С технической точки зрения они выглядят не слабее ранней Ахматовой, за некоторыми «но» – Черубина несколько условна, ей не достает ахматовской подлинности… Цветаевской силы, эмоционального удара…
Не хватает в сочинениях де Габриак, если резюмировать – ее самой. Но эти стоки были лишь началом, юностью, у Лили Дмитриевой, безусловно, имелся потенциал. Шанс стать собою. В чем же дело? Отчего она совершила аутодафе?
Мистический смысл ситуации: г-н Карнавал покарал поэтессу за то, что она стеснялась своего настоящего лица (вообще-то, ее реальная личность представляется куда более интересной, нежели волошинская «псевдо-испанская баллада»).
Вариант отгадки: поэтесса сама истово уверовала в «Черубину», а «Елизавету» посчитала подделкой и фальшивкой – отказала себе в праве на существование. Разбила, так сказать, зеркало.
Пойманная с поличным», она перестает писать стихи, не показывается в «Аполлоне» и на «Башне» Вячеслава Иванова (добровольный арест). Вольно ж ей было воспринять свою метаморфозу, как унижение и разоблачение.
Все клянут тебя, читают, судят, толкуют и перетолковывают, два поэта из-за тебя устроили дуэль – чего ж еще надо! Хвалите меня, ругайте, только не забывайте мое имя.
Не фиаско, а превращение куколки в летающее баснословное существо. Легенда, обретенная еще при жизни – и весьма впечатляющий рекламный ход. Другие о таком только мечтают, а она вот, растерялась и самоустранилась.
Записка Волошину: «Макс, ты выявил во мне на миг силу творчества, но отнял ее у меня навсегда потом…» Но разве можно у поэта что-то отнять?
Или же стихи Дмитриевой и в самом деле, как утверждали сплетники, были написаны «Максом», перенявшим живой – все еще, через два столетия, стиль?
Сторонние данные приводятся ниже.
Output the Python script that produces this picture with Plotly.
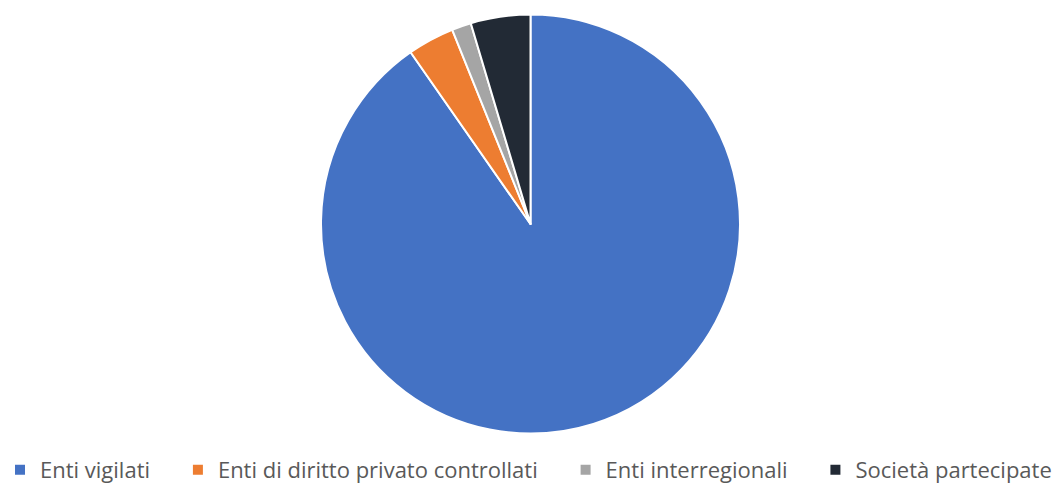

Чудные дела: киммерийский полугениальный путаник предстает прямо-таки змием двуглавым, одна из голов которого была женской.
Уже в советское время, арестованная НКВД «за распространение теософской литературы», осужденная, высланная в провинцию, Дмитриева снова стала писать стихи… от имени некой китайской поэтессы династии Цин.
Так и не решилась выступить без маски.